### [Data extract]
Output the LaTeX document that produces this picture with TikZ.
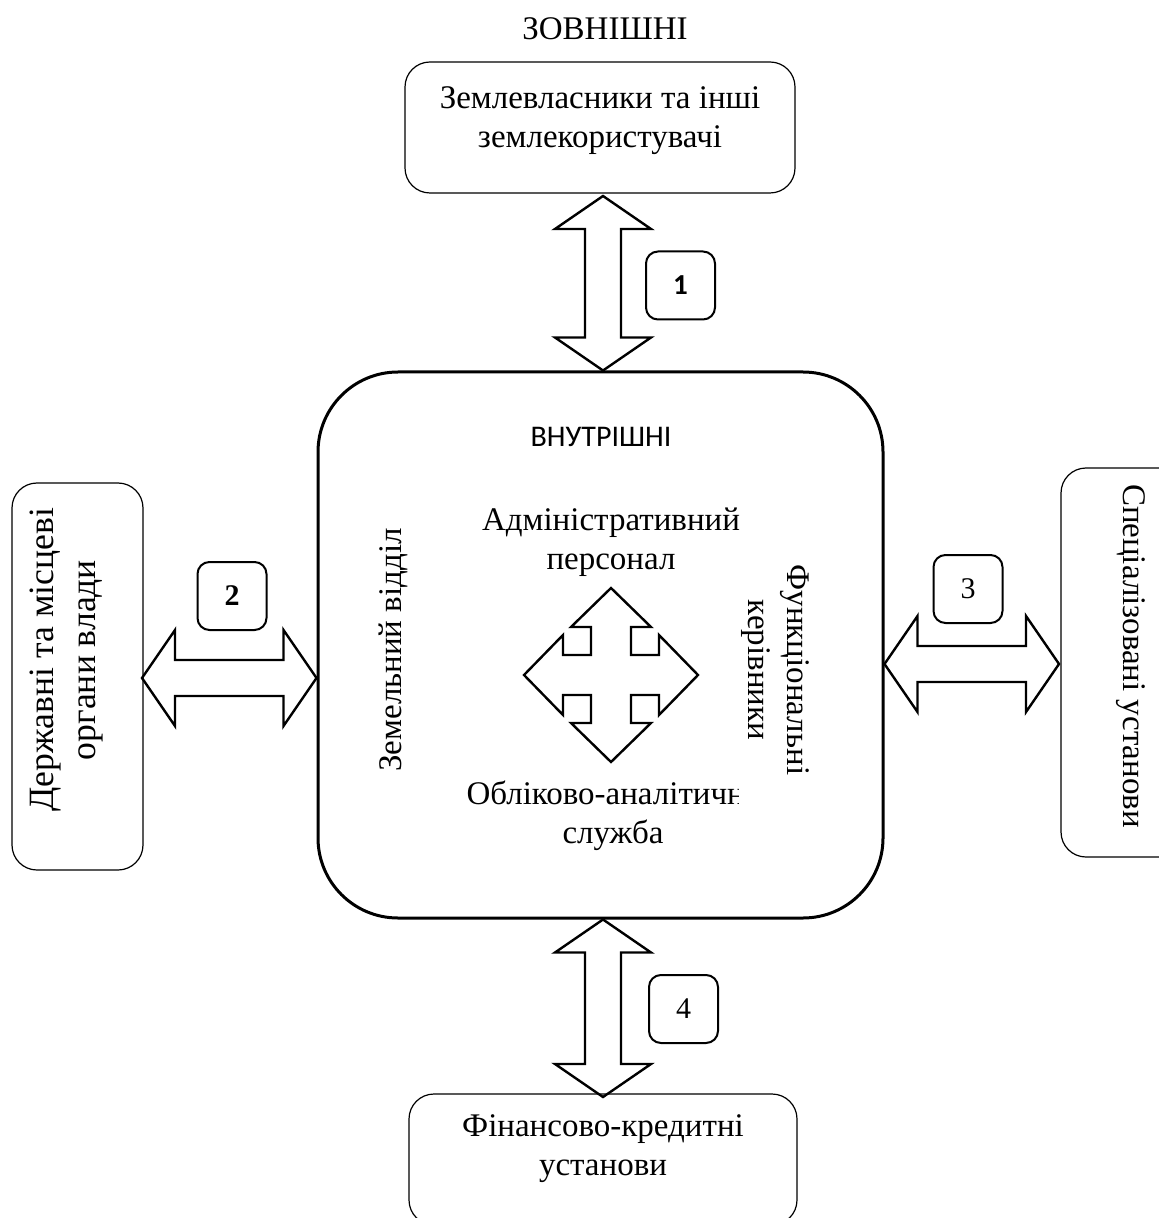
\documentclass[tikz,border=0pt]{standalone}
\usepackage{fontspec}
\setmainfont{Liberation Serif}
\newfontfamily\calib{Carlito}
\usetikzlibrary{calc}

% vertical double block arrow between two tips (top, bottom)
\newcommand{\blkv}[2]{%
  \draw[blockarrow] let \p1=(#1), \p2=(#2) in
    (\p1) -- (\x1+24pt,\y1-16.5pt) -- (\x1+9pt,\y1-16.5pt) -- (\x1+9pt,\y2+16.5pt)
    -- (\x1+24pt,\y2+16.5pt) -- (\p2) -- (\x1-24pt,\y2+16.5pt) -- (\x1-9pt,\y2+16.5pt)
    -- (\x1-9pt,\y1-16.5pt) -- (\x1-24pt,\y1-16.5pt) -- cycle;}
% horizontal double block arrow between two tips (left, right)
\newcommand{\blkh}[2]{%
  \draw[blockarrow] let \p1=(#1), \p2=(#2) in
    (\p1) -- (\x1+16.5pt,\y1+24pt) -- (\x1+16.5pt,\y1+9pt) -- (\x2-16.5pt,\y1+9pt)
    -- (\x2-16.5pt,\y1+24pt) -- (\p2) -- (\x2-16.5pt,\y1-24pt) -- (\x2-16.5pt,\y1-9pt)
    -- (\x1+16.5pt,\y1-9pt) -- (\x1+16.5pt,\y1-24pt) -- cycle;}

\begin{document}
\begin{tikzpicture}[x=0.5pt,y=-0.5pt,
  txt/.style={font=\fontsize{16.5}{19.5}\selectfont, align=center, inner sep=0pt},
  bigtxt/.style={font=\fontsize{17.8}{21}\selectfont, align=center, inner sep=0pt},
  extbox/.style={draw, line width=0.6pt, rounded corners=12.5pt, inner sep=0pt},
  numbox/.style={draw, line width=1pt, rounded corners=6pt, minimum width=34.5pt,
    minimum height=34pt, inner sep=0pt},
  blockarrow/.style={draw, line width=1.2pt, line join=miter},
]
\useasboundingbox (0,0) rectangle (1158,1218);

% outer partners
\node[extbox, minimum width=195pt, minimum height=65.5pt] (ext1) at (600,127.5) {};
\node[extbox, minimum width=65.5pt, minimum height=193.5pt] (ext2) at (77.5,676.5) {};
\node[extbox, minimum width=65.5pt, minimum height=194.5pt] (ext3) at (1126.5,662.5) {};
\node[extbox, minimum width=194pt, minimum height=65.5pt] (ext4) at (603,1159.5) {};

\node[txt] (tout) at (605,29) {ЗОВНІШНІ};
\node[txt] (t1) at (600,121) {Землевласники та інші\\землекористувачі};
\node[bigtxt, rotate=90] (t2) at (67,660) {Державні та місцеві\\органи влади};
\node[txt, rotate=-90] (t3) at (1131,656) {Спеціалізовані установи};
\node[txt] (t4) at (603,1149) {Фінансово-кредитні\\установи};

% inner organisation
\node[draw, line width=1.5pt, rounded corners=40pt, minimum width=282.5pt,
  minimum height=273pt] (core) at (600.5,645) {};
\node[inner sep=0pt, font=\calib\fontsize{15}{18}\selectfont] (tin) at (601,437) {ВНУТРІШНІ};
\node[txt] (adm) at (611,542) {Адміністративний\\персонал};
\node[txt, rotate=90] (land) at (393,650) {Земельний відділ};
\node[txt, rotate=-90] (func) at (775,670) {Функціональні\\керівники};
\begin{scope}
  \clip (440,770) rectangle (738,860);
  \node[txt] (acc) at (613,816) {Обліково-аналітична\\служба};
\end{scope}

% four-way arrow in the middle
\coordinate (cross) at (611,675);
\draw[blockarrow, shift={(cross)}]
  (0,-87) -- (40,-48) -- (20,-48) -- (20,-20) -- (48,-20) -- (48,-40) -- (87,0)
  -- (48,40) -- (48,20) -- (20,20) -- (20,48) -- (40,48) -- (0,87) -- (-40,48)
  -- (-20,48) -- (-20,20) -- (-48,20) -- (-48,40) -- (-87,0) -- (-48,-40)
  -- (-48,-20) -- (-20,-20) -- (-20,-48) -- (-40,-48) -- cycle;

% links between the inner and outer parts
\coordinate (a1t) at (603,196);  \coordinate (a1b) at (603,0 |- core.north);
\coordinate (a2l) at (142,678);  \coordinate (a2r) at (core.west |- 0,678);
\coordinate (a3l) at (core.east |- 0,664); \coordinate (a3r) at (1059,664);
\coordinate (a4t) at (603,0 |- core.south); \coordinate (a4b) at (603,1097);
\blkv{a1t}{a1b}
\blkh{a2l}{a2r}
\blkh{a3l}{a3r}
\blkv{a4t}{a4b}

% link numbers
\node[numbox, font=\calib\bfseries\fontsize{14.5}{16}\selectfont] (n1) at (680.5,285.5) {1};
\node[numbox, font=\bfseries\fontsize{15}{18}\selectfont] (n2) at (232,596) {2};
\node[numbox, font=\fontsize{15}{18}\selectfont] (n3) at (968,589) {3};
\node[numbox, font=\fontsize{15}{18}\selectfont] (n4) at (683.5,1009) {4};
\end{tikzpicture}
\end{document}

### [What needs to be done]
Without the images, write out each line of the data verbatim.

### [Answer]
Output the LaTeX document that produces this picture with TikZ.
\documentclass[tikz,border=0pt]{standalone}
\usepackage{fontspec}
\setmainfont{Liberation Serif}
\newfontfamily\calib{Carlito}
\usetikzlibrary{calc}

% vertical double block arrow between two tips (top, bottom)
\newcommand{\blkv}[2]{%
  \draw[blockarrow] let \p1=(#1), \p2=(#2) in
    (\p1) -- (\x1+24pt,\y1-16.5pt) -- (\x1+9pt,\y1-16.5pt) -- (\x1+9pt,\y2+16.5pt)
    -- (\x1+24pt,\y2+16.5pt) -- (\p2) -- (\x1-24pt,\y2+16.5pt) -- (\x1-9pt,\y2+16.5pt)
    -- (\x1-9pt,\y1-16.5pt) -- (\x1-24pt,\y1-16.5pt) -- cycle;}
% horizontal double block arrow between two tips (left, right)
\newcommand{\blkh}[2]{%
  \draw[blockarrow] let \p1=(#1), \p2=(#2) in
    (\p1) -- (\x1+16.5pt,\y1+24pt) -- (\x1+16.5pt,\y1+9pt) -- (\x2-16.5pt,\y1+9pt)
    -- (\x2-16.5pt,\y1+24pt) -- (\p2) -- (\x2-16.5pt,\y1-24pt) -- (\x2-16.5pt,\y1-9pt)
    -- (\x1+16.5pt,\y1-9pt) -- (\x1+16.5pt,\y1-24pt) -- cycle;}

\begin{document}
\begin{tikzpicture}[x=0.5pt,y=-0.5pt,
  txt/.style={font=\fontsize{16.5}{19.5}\selectfont, align=center, inner sep=0pt},
  bigtxt/.style={font=\fontsize{17.8}{21}\selectfont, align=center, inner sep=0pt},
  extbox/.style={draw, line width=0.6pt, rounded corners=12.5pt, inner sep=0pt},
  numbox/.style={draw, line width=1pt, rounded corners=6pt, minimum width=34.5pt,
    minimum height=34pt, inner sep=0pt},
  blockarrow/.style={draw, line width=1.2pt, line join=miter},
]
\useasboundingbox (0,0) rectangle (1158,1218);

% outer partners
\node[extbox, minimum width=195pt, minimum height=65.5pt] (ext1) at (600,127.5) {};
\node[extbox, minimum width=65.5pt, minimum height=193.5pt] (ext2) at (77.5,676.5) {};
\node[extbox, minimum width=65.5pt, minimum height=194.5pt] (ext3) at (1126.5,662.5) {};
\node[extbox, minimum width=194pt, minimum height=65.5pt] (ext4) at (603,1159.5) {};

\node[txt] (tout) at (605,29) {ЗОВНІШНІ};
\node[txt] (t1) at (600,121) {Землевласники та інші\\землекористувачі};
\node[bigtxt, rotate=90] (t2) at (67,660) {Державні та місцеві\\органи влади};
\node[txt, rotate=-90] (t3) at (1131,656) {Спеціалізовані установи};
\node[txt] (t4) at (603,1149) {Фінансово-кредитні\\установи};

% inner organisation
\node[draw, line width=1.5pt, rounded corners=40pt, minimum width=282.5pt,
  minimum height=273pt] (core) at (600.5,645) {};
\node[inner sep=0pt, font=\calib\fontsize{15}{18}\selectfont] (tin) at (601,437) {ВНУТРІШНІ};
\node[txt] (adm) at (611,542) {Адміністративний\\персонал};
\node[txt, rotate=90] (land) at (393,650) {Земельний відділ};
\node[txt, rotate=-90] (func) at (775,670) {Функціональні\\керівники};
\begin{scope}
  \clip (440,770) rectangle (738,860);
  \node[txt] (acc) at (613,816) {Обліково-аналітична\\служба};
\end{scope}

% four-way arrow in the middle
\coordinate (cross) at (611,675);
\draw[blockarrow, shift={(cross)}]
  (0,-87) -- (40,-48) -- (20,-48) -- (20,-20) -- (48,-20) -- (48,-40) -- (87,0)
  -- (48,40) -- (48,20) -- (20,20) -- (20,48) -- (40,48) -- (0,87) -- (-40,48)
  -- (-20,48) -- (-20,20) -- (-48,20) -- (-48,40) -- (-87,0) -- (-48,-40)
  -- (-48,-20) -- (-20,-20) -- (-20,-48) -- (-40,-48) -- cycle;

% links between the inner and outer parts
\coordinate (a1t) at (603,196);  \coordinate (a1b) at (603,0 |- core.north);
\coordinate (a2l) at (142,678);  \coordinate (a2r) at (core.west |- 0,678);
\coordinate (a3l) at (core.east |- 0,664); \coordinate (a3r) at (1059,664);
\coordinate (a4t) at (603,0 |- core.south); \coordinate (a4b) at (603,1097);
\blkv{a1t}{a1b}
\blkh{a2l}{a2r}
\blkh{a3l}{a3r}
\blkv{a4t}{a4b}

% link numbers
\node[numbox, font=\calib\bfseries\fontsize{14.5}{16}\selectfont] (n1) at (680.5,285.5) {1};
\node[numbox, font=\bfseries\fontsize{15}{18}\selectfont] (n2) at (232,596) {2};
\node[numbox, font=\fontsize{15}{18}\selectfont] (n3) at (968,589) {3};
\node[numbox, font=\fontsize{15}{18}\selectfont] (n4) at (683.5,1009) {4};
\end{tikzpicture}
\end{document}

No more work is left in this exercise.